改訂新版 世界大百科事典 「ルーウェリン」の意味・わかりやすい解説
ルーウェリン
Karl Nickerson Llewellyn
生没年:1893-1962
アメリカにおけるリアリズム法学の代表的存在。イェール・ロー・スクール卒業後母校で商法学の教鞭をとったがほどなくして弁護士になり,再び母校に戻り,ついで1924年コロンビア・ロー・スクールに転じた。30年《リアリズム法学--次のステップ》と題する本を出版し,これが法学におけるリアリズムをめぐる論争を促す結果になった。商法を専攻したルーウェリンはリアリズムの方法論を商法に応用して,アメリカ統一商法典(U.C.C.)を起草し,これはアメリカにおいて,法として行われている。51年シカゴ大学に移った。
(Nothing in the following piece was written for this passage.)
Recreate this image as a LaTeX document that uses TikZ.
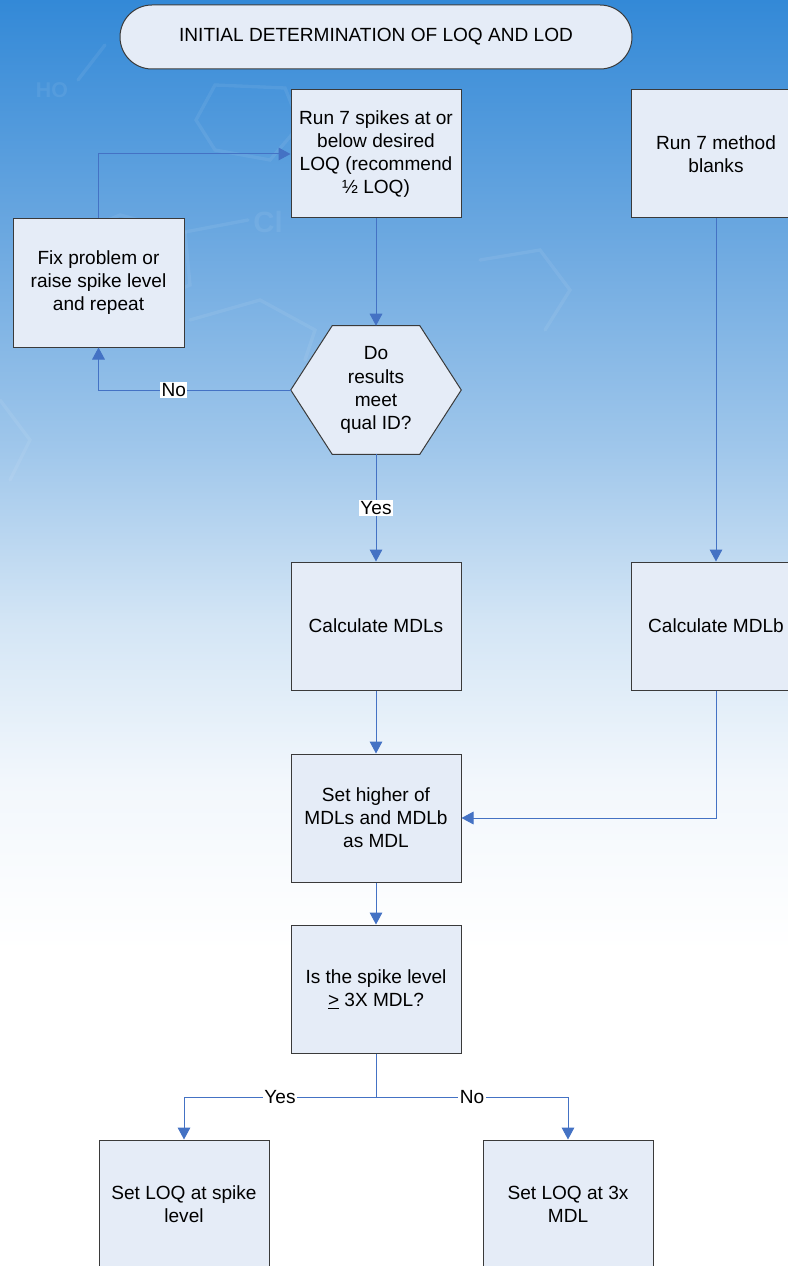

法律扶助協会やアメリカ人権協会のメンバーとして,不遇な人々のための法律救援活動を行ったことでも有名である。
同じリアリストのジェローム・フランクは,ルーウェリンの方法論を批評して,法の不確実性ないし判決の予測不能性の原因を法規範の不確実性に求める意味において規範懐疑論であるとし,その原因を事実認定の不確実性に求める自己の立場すなわち事実懐疑論と区別した。